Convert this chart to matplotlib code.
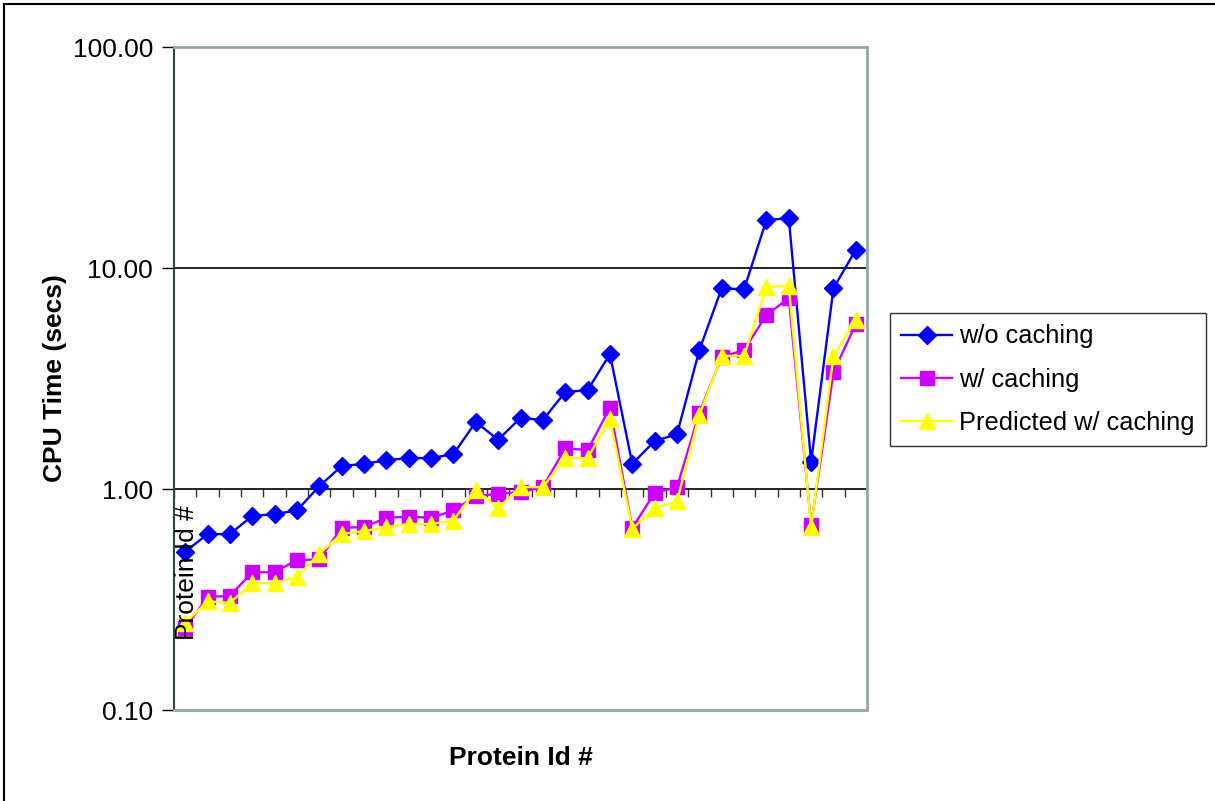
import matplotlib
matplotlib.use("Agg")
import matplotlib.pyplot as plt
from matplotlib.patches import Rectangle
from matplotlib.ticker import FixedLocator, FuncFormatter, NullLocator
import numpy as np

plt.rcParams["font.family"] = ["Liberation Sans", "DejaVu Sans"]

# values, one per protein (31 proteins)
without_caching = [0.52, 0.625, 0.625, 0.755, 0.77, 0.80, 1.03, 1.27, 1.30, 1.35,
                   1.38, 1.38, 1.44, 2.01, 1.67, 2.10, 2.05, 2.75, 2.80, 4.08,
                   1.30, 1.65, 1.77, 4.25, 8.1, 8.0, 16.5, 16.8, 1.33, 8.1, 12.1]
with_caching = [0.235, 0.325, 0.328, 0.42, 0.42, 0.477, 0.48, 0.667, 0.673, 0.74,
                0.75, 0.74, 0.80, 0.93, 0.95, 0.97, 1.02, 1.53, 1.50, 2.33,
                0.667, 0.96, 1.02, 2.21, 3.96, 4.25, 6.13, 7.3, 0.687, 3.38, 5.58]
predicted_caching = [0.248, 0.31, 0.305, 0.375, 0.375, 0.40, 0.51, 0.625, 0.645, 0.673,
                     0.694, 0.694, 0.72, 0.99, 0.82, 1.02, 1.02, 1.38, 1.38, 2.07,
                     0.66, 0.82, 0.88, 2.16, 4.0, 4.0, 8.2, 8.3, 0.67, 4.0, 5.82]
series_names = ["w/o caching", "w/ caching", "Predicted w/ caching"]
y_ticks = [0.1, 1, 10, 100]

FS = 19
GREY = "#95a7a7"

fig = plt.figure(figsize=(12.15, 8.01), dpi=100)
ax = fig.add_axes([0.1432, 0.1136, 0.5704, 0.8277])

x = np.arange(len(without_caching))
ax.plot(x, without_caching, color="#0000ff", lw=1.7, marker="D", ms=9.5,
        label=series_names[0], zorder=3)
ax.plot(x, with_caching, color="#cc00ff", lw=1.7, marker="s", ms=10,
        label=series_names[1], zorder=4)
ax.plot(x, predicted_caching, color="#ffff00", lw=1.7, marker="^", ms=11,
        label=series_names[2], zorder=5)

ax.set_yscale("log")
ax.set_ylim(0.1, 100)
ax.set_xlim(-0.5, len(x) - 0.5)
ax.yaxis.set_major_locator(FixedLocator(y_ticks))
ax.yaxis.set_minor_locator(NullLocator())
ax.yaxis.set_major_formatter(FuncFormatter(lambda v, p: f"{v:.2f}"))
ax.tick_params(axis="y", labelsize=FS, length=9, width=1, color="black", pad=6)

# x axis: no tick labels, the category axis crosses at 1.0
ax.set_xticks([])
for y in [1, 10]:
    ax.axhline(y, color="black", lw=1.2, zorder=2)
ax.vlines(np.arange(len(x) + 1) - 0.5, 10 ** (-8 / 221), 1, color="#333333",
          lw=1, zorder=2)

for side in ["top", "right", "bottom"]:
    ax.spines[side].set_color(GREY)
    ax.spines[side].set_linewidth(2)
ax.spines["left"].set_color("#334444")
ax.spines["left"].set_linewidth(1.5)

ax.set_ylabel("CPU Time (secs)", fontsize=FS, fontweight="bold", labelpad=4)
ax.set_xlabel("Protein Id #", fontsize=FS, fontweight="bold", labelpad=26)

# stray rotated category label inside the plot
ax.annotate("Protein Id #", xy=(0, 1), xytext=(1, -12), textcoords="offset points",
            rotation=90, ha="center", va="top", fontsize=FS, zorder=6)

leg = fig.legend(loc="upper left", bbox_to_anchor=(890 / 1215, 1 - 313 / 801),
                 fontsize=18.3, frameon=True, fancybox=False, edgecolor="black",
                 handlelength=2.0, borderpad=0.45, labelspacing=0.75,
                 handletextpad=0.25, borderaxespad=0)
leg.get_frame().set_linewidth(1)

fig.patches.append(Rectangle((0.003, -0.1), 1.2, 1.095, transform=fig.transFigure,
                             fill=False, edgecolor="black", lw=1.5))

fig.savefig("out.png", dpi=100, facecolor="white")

========================================================================

*DO THIS*
Repeat the data above exactly, but not the pictures.

*RESPONSE TO THIS TASK*
Convert this chart to matplotlib code.
import matplotlib
matplotlib.use("Agg")
import matplotlib.pyplot as plt
from matplotlib.patches import Rectangle
from matplotlib.ticker import FixedLocator, FuncFormatter, NullLocator
import numpy as np

plt.rcParams["font.family"] = ["Liberation Sans", "DejaVu Sans"]

# values, one per protein (31 proteins)
without_caching = [0.52, 0.625, 0.625, 0.755, 0.77, 0.80, 1.03, 1.27, 1.30, 1.35,
                   1.38, 1.38, 1.44, 2.01, 1.67, 2.10, 2.05, 2.75, 2.80, 4.08,
                   1.30, 1.65, 1.77, 4.25, 8.1, 8.0, 16.5, 16.8, 1.33, 8.1, 12.1]
with_caching = [0.235, 0.325, 0.328, 0.42, 0.42, 0.477, 0.48, 0.667, 0.673, 0.74,
                0.75, 0.74, 0.80, 0.93, 0.95, 0.97, 1.02, 1.53, 1.50, 2.33,
                0.667, 0.96, 1.02, 2.21, 3.96, 4.25, 6.13, 7.3, 0.687, 3.38, 5.58]
predicted_caching = [0.248, 0.31, 0.305, 0.375, 0.375, 0.40, 0.51, 0.625, 0.645, 0.673,
                     0.694, 0.694, 0.72, 0.99, 0.82, 1.02, 1.02, 1.38, 1.38, 2.07,
                     0.66, 0.82, 0.88, 2.16, 4.0, 4.0, 8.2, 8.3, 0.67, 4.0, 5.82]
series_names = ["w/o caching", "w/ caching", "Predicted w/ caching"]
y_ticks = [0.1, 1, 10, 100]

FS = 19
GREY = "#95a7a7"

fig = plt.figure(figsize=(12.15, 8.01), dpi=100)
ax = fig.add_axes([0.1432, 0.1136, 0.5704, 0.8277])

x = np.arange(len(without_caching))
ax.plot(x, without_caching, color="#0000ff", lw=1.7, marker="D", ms=9.5,
        label=series_names[0], zorder=3)
ax.plot(x, with_caching, color="#cc00ff", lw=1.7, marker="s", ms=10,
        label=series_names[1], zorder=4)
ax.plot(x, predicted_caching, color="#ffff00", lw=1.7, marker="^", ms=11,
        label=series_names[2], zorder=5)

ax.set_yscale("log")
ax.set_ylim(0.1, 100)
ax.set_xlim(-0.5, len(x) - 0.5)
ax.yaxis.set_major_locator(FixedLocator(y_ticks))
ax.yaxis.set_minor_locator(NullLocator())
ax.yaxis.set_major_formatter(FuncFormatter(lambda v, p: f"{v:.2f}"))
ax.tick_params(axis="y", labelsize=FS, length=9, width=1, color="black", pad=6)

# x axis: no tick labels, the category axis crosses at 1.0
ax.set_xticks([])
for y in [1, 10]:
    ax.axhline(y, color="black", lw=1.2, zorder=2)
ax.vlines(np.arange(len(x) + 1) - 0.5, 10 ** (-8 / 221), 1, color="#333333",
          lw=1, zorder=2)

for side in ["top", "right", "bottom"]:
    ax.spines[side].set_color(GREY)
    ax.spines[side].set_linewidth(2)
ax.spines["left"].set_color("#334444")
ax.spines["left"].set_linewidth(1.5)

ax.set_ylabel("CPU Time (secs)", fontsize=FS, fontweight="bold", labelpad=4)
ax.set_xlabel("Protein Id #", fontsize=FS, fontweight="bold", labelpad=26)

# stray rotated category label inside the plot
ax.annotate("Protein Id #", xy=(0, 1), xytext=(1, -12), textcoords="offset points",
            rotation=90, ha="center", va="top", fontsize=FS, zorder=6)

leg = fig.legend(loc="upper left", bbox_to_anchor=(890 / 1215, 1 - 313 / 801),
                 fontsize=18.3, frameon=True, fancybox=False, edgecolor="black",
                 handlelength=2.0, borderpad=0.45, labelspacing=0.75,
                 handletextpad=0.25, borderaxespad=0)
leg.get_frame().set_linewidth(1)

fig.patches.append(Rectangle((0.003, -0.1), 1.2, 1.095, transform=fig.transFigure,
                             fill=False, edgecolor="black", lw=1.5))

fig.savefig("out.png", dpi=100, facecolor="white")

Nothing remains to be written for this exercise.